I've been suffering from horrible performance when using my NanoGPT subscription with models like GLM 5.1 and Gemma 4 due to requests being routed to a provider with a huge delay even for simple requests.
I'm talking about saying "Hi" and having to wait 50 seconds to get a hello back. I often get routed to providers that take 40x longer than should be expected.I know subscription usage means worse providers but that should mean a few seconds, not tens of seconds.
I sent a message to the CEO who I've seen active on reddit, asking if NanoGPT has ways to evaluate the providers and temporarily block the ones that are clearly overloaded/unresponsive, instead of just defaulting to the cheapest.
I also asked if I and other people will continue to have this issue or if this is something that is going to be fixed. After two weeks the experience is still pretty bad and I haven't gotten a reply at all so I'll probably be cancelling my subscription especially since the $8 -> $12 price increase.
It's very disappointing that i cant exclude the bad provider without switching to pay-as-you-go pricing - which basically makes the subscription useless for me. NanoGPT doesn't even tell the user which provider was used so even if that was possible, I'd have to manually benchmark and compare all of the providers to determine which one is the sucky one - even though that's literally what I'm supposed to be paying NanoGPT for, to route my requests.
I realized if you don't know what I mean by provider and routing then this might not make much sense, but basically how NanoGPT and OpenRouter work is that they just resell compute capacity (inference) from other "backend providers" like deepinfra, novita, parasail etc., forwarding your request to them. Now to make the most money, they of course often route requests to the provider that does it the cheapest, resulting in stuff like this.

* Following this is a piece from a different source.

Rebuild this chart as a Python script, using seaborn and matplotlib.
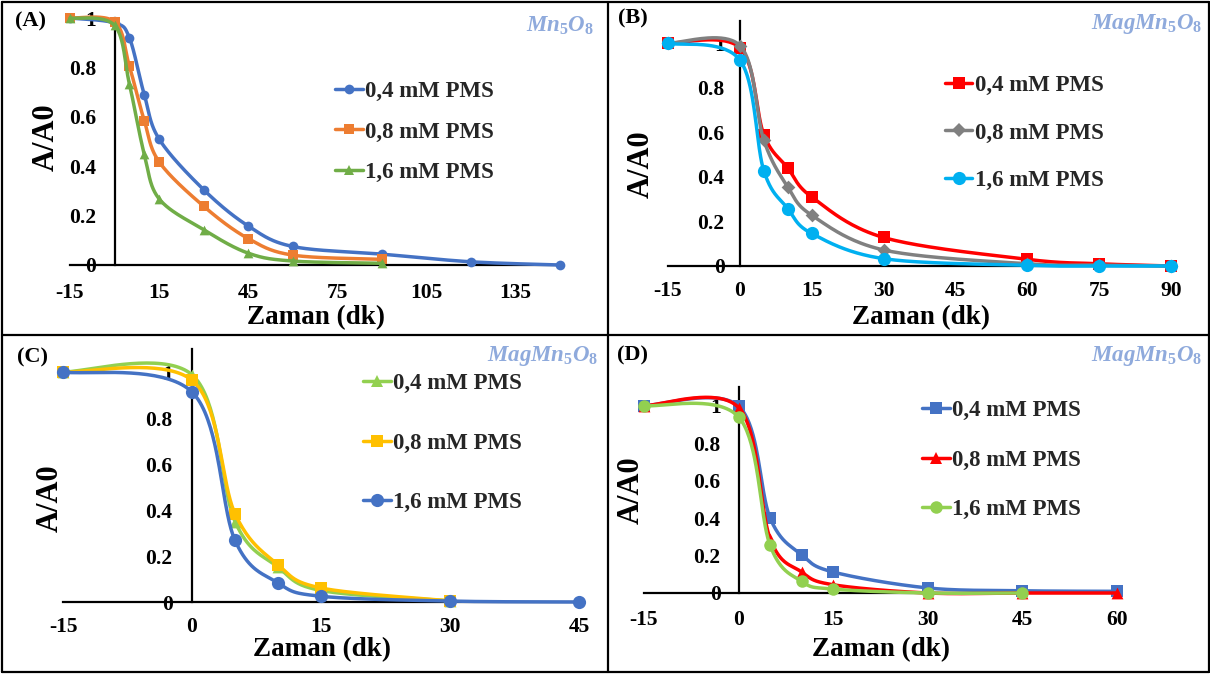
import numpy as np
import matplotlib
matplotlib.use("Agg")
import matplotlib.pyplot as plt
import seaborn as sns
from matplotlib.lines import Line2D

# ---------------- data ----------------
# (A) Mn5O8
t_a_long = [-15, 0, 5, 10, 15, 30, 45, 60, 90, 120, 150]
t_a = [-15, 0, 5, 10, 15, 30, 45, 60, 90]
a_04 = [1.00, 0.98, 0.92, 0.69, 0.51, 0.305, 0.158, 0.075, 0.044, 0.013, 0.0]
a_08 = [1.00, 0.985, 0.805, 0.585, 0.418, 0.238, 0.107, 0.040, 0.023]
a_16 = [1.00, 0.97, 0.733, 0.449, 0.268, 0.143, 0.048, 0.016, 0.007]

# (B) MagMn5O8
t_b = [-15, 0, 5, 10, 15, 30, 60, 75, 90]
b_04 = [1.00, 0.98, 0.59, 0.44, 0.31, 0.128, 0.030, 0.010, 0.0]
b_08 = [1.00, 0.99, 0.565, 0.355, 0.228, 0.072, 0.010, 0.004, 0.0]
b_16 = [1.00, 0.925, 0.428, 0.258, 0.146, 0.033, 0.003, 0.0, 0.0]

# (C) MagMn5O8
t_c = [-15, 0, 5, 10, 15, 30]
t_c_long = [-15, 0, 5, 10, 15, 30, 45]
c_04 = [1.00, 0.988, 0.35, 0.152, 0.050, 0.005]
c_08 = [1.00, 0.964, 0.384, 0.162, 0.061, 0.005]
c_16 = [1.00, 0.913, 0.268, 0.083, 0.025, 0.004, 0.0]

# (D) MagMn5O8
t_d = [-15, 0, 5, 10, 15, 30, 45, 60]
t_d_short = [-15, 0, 5, 10, 15, 30, 45]
d_04 = [1.00, 0.998, 0.40, 0.204, 0.112, 0.027, 0.012, 0.009]
d_08 = [1.00, 0.99, 0.29, 0.112, 0.044, 0.0, 0.0, 0.0]
d_16 = [1.00, 0.94, 0.254, 0.062, 0.021, 0.0, 0.0]

labels = ["0,4 mM PMS", "0,8 mM PMS", "1,6 mM PMS"]
y_ticks = [0, 0.2, 0.4, 0.6, 0.8, 1.0]
y_ticklabels = ["0", "0.2", "0.4", "0.6", "0.8", "1"]

# ---------------- style ----------------
sns.set_theme(style="white")
plt.rcParams["font.family"] = ["Liberation Serif", "DejaVu Serif"]
plt.rcParams["font.weight"] = "bold"
plt.rcParams["axes.labelweight"] = "bold"
plt.rcParams["mathtext.fontset"] = "custom"
plt.rcParams["mathtext.it"] = "Liberation Serif:italic:bold"
plt.rcParams["mathtext.rm"] = "Liberation Serif:bold"
plt.rcParams["mathtext.bf"] = "Liberation Serif:bold"

W, H = 1210, 675
fig = plt.figure(figsize=(W / 100, H / 100), dpi=100)
fig.patch.set_facecolor("white")


def fx(px):
    return px / W


def fy(py):
    return 1 - py / H


def px_axes(left, right, top, bottom):
    return fig.add_axes([fx(left), fy(bottom), (right - left) / W, (bottom - top) / H])


def smooth(x, y, n=40):
    """Bezier smoothing through every point (Catmull-Rom style control points)."""
    pts = np.column_stack([x, y]).astype(float)
    p = np.vstack([pts[0], pts, pts[-1]])
    out = []
    t = np.linspace(0, 1, n)[:, None]
    for i in range(1, len(p) - 2):
        p0, p1, p2, p3 = p[i - 1], p[i], p[i + 1], p[i + 2]
        c1 = p1 + (p2 - p0) / 6
        c2 = p2 - (p3 - p1) / 6
        seg = (1 - t) ** 3 * p1 + 3 * (1 - t) ** 2 * t * c1 + 3 * (1 - t) * t ** 2 * c2 + t ** 3 * p2
        out.append(seg if i == 1 else seg[1:])
    arr = np.vstack(out)
    return arr[:, 0], arr[:, 1]


def panel(ax, series, xlim, ylim, xticks, xpad, ypad, leg_x, leg_y, leg_space,
          xlabel_pos, ylabel_pos, tag, tag_pos, material, mat_pos):
    handles = []
    for i, (x, y, color, marker, ms, label) in enumerate(series):
        cx, cy = smooth(x, y)
        sns.lineplot(x=cx, y=cy, sort=False, estimator=None, color=color,
                     linewidth=2.5, ax=ax, legend=False, zorder=3 + 2 * i)
        sns.scatterplot(x=x, y=y, marker=marker, s=ms ** 2, color=color,
                        edgecolor=color, linewidth=0, ax=ax, legend=False,
                        zorder=4 + 2 * i)
        handles.append(Line2D([0], [0], color=color, lw=2.5, marker=marker,
                              markersize=ms, markeredgewidth=0, label=label))
    for art in ax.lines + ax.collections:
        art.set_clip_on(False)

    ax.set_xlim(*xlim)
    ax.set_ylim(*ylim)
    ax.set_xticks(xticks)
    ax.set_xticklabels([str(v) for v in xticks])
    ax.set_yticks(y_ticks)
    ax.set_yticklabels(y_ticklabels)
    ax.patch.set_visible(False)
    for side in ("top", "right"):
        ax.spines[side].set_visible(False)
    ax.spines["left"].set_position(("data", 0))
    ax.spines["bottom"].set_position(("data", 0))
    for side in ("left", "bottom"):
        ax.spines[side].set_color("black")
        ax.spines[side].set_linewidth(1.6)
        ax.spines[side].set_zorder(2)
    ax.tick_params(axis="x", length=0, pad=xpad, labelsize=15.5, colors="black")
    ax.tick_params(axis="y", length=0, pad=ypad, labelsize=15.5, colors="black")

    ax.set_xlabel("Zaman (dk)", fontsize=19.5, color="black")
    ax.xaxis.set_label_coords(fx(xlabel_pos[0]), fy(xlabel_pos[1]), transform=fig.transFigure)
    ax.xaxis.label.set_va("center")
    ax.set_ylabel("A/A0", fontsize=22, color="black")
    ax.yaxis.set_label_coords(fx(ylabel_pos[0]), fy(ylabel_pos[1]), transform=fig.transFigure)
    ax.yaxis.label.set_va("center")

    ax.legend(handles=handles, loc="center left",
              bbox_to_anchor=(fx(leg_x), fy(leg_y)), bbox_transform=fig.transFigure,
              frameon=False, borderpad=0, borderaxespad=0, handlelength=1.2,
              handletextpad=0.1, labelspacing=leg_space,
              prop={"family": "Liberation Serif", "weight": "bold", "size": 16.5})

    fig.text(fx(tag_pos[0]), fy(tag_pos[1]), tag, ha="center", va="center",
             fontsize=16, fontweight="bold", color="black")
    fig.text(fx(mat_pos[0]), fy(mat_pos[1]), material, ha="right", va="center",
             fontsize=16.5, color="#8FAADC")


# ---------------- panels ----------------
ax_a = px_axes(70, 560, 18, 265)
panel(ax_a,
      [(t_a_long, a_04, "#4472C4", "o", 7, labels[0]),
       (t_a, a_08, "#ED7D31", "s", 6.5, labels[1]),
       (t_a, a_16, "#70AD47", "^", 7, labels[2])],
      xlim=(-15, 150), ylim=(0, 1.0), xticks=[-15, 15, 45, 75, 105, 135],
      xpad=13, ypad=13, leg_x=335, leg_y=132, leg_space=0.86,
      xlabel_pos=(316, 318), ylabel_pos=(46, 137), tag="(A)", tag_pos=(31, 21),
      material=r"$\mathit{Mn_5O_8}$", mat_pos=(594, 26))

ax_b = px_axes(668, 1171, 21, 266)
panel(ax_b,
      [(t_b, b_04, "#FF0000", "s", 9, labels[0]),
       (t_b, b_08, "#808080", "D", 7, labels[1]),
       (t_b, b_16, "#00B0F0", "o", 9.5, labels[2])],
      xlim=(-15, 90), ylim=(0, 1.1), xticks=[-15, 0, 15, 30, 45, 60, 75, 90],
      xpad=11, ypad=11, leg_x=945, leg_y=133, leg_space=1.17,
      xlabel_pos=(921, 318), ylabel_pos=(641, 164), tag="(B)", tag_pos=(633, 18),
      material=r"$\mathit{MagMn_5O_8}$", mat_pos=(1202, 24))

ax_c = px_axes(63, 579, 349, 602)
panel(ax_c,
      [(t_c, c_04, "#92D050", "^", 8.5, labels[0]),
       (t_c, c_08, "#FFC000", "s", 9, labels[1]),
       (t_c_long, c_16, "#4472C4", "o", 9.5, labels[2])],
      xlim=(-15, 45), ylim=(0, 1.1), xticks=[-15, 0, 15, 30, 45],
      xpad=10.5, ypad=14, leg_x=363, leg_y=443, leg_space=1.67,
      xlabel_pos=(322, 650), ylabel_pos=(50, 498), tag="(C)", tag_pos=(33, 357),
      material=r"$\mathit{MagMn_5O_8}$", mat_pos=(598, 356))

ax_d = px_axes(644, 1117, 387, 593)
panel(ax_d,
      [(t_d, d_04, "#4472C4", "s", 8.5, labels[0]),
       (t_d, d_08, "#FF0000", "^", 8.5, labels[1]),
       (t_d_short, d_16, "#92D050", "o", 9, labels[2])],
      xlim=(-15, 60), ylim=(0, 1.1), xticks=[-15, 0, 15, 30, 45, 60],
      xpad=12.5, ypad=13, leg_x=922, leg_y=460, leg_space=1.24,
      xlabel_pos=(881, 650), ylabel_pos=(631, 490), tag="(D)", tag_pos=(633, 355),
      material=r"$\mathit{MagMn_5O_8}$", mat_pos=(1202, 356))

# ---------------- panel frames ----------------
frame_kw = dict(color="black", linewidth=1.6, transform=fig.transFigure)
for xs, ys in [((1.5, 1208.5), (1.5, 1.5)), ((1.5, 1208.5), (672, 672)),
               ((1.5, 1.5), (1.5, 672)), ((1208.5, 1208.5), (1.5, 672)),
               ((608, 608), (1.5, 672)), ((1.5, 1208.5), (335, 335))]:
    fig.add_artist(Line2D([fx(xs[0]), fx(xs[1])], [fy(ys[0]), fy(ys[1])], **frame_kw))

fig.savefig("out.png", dpi=100, facecolor="white")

So to avoid this I'm either going to switch to using an inference provider directly, or use a subscription service that does better provider quality control for routing.
Here's a screenshot that demonstrates how we can deduce from the format of one of the fields in the API response that the requests that take 50 to 60 seconds are a different provider than the one that takes 1.5 seconds (all of them for the same simple prompt): https://i.ibb.co/sdyP0n24/image.png
Edit: seems like OpenCode Go uses only official providers plus fireworks and deepinfra for GLM. I'll test that out next, it's cheaper too.
Edit: OpenCode Go is not any better for GLM 5.1 (huge delays) - so either zai or deepinfra is out of compute. Kimi k2.6 works perfectly though, with moonshot being the only provider.